Ken Goldstein, MPPA

Ken Goldstein has been working in nonprofits and local government agencies from Santa Cruz, to Sacramento, and back to Silicon Valley, since 1989. He's been staff, volunteer, board member, executive director, and, since 2003, a consultant to local nonprofit organizations. For more on Ken's background, click here. If you are interested in retaining Ken's services, you may contact him at ken at

Monday, May 15, 2006

Seven Donor Newsletter Flaws

Tom Ahern has a new book called Raising More Money with Newsletters Than You Ever Thought Possible, with an excerpt posted on on the seven donor newsletter flaws that are killing you.

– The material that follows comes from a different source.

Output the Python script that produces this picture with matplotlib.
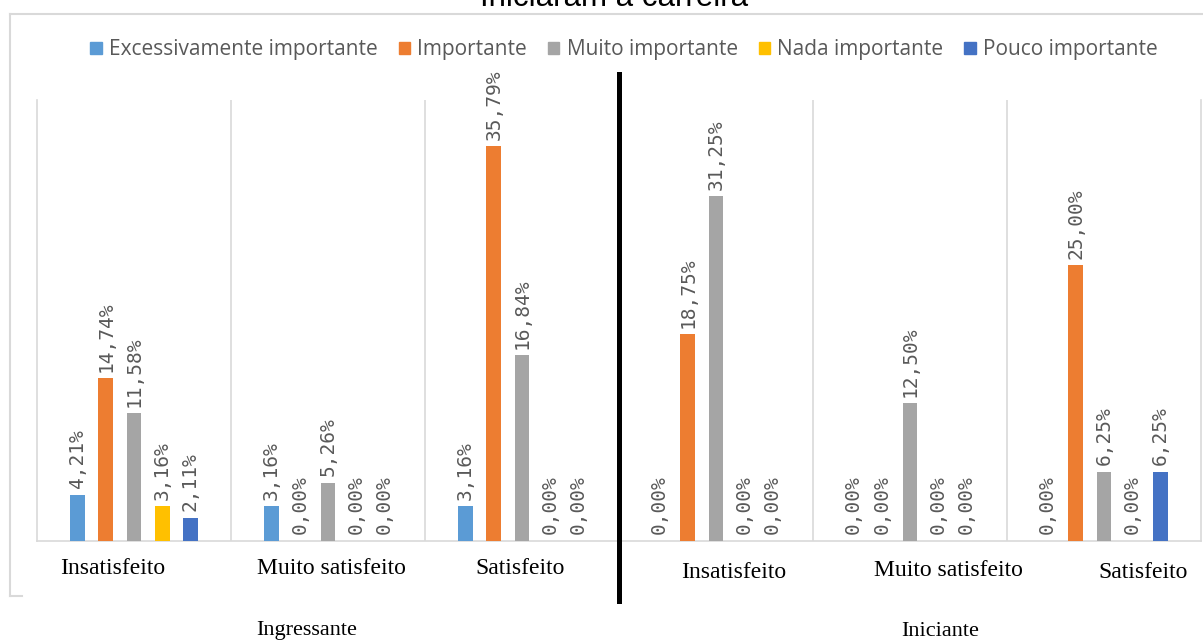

This short piece contains some good information and things to remember when putting your newsletters together. One of the most important, in my estimation, is Flaw #5: "The newsletter is not set up for rapid skimming and browsing. On the contrary, you assume people will read long articles. Here's the harsh truth: most of your audience won't have time to give your newsletter more than a glance."

I fully agree, and have often told people that it's a mistake to assume that anybody reads anything anymore. As a writer, I find that terribly sad. But true.

This piece of advice is important to remember, not just when seeking donations, but in all your communications. Do you have important information to get out to your clients, suppliers, volunteers, collaborators, or anybody else?

Rather than using text-dense letters, break up the message into bulleted lists, using bolding, italics, and underlines (each sparingly) to draw out the key points. Longer explanations, if needed, may follow, but make sure any necessary take-aways (next required meeting, due dates for applications, changes in regulations, etc.) can be easily picked out without reading the full letter.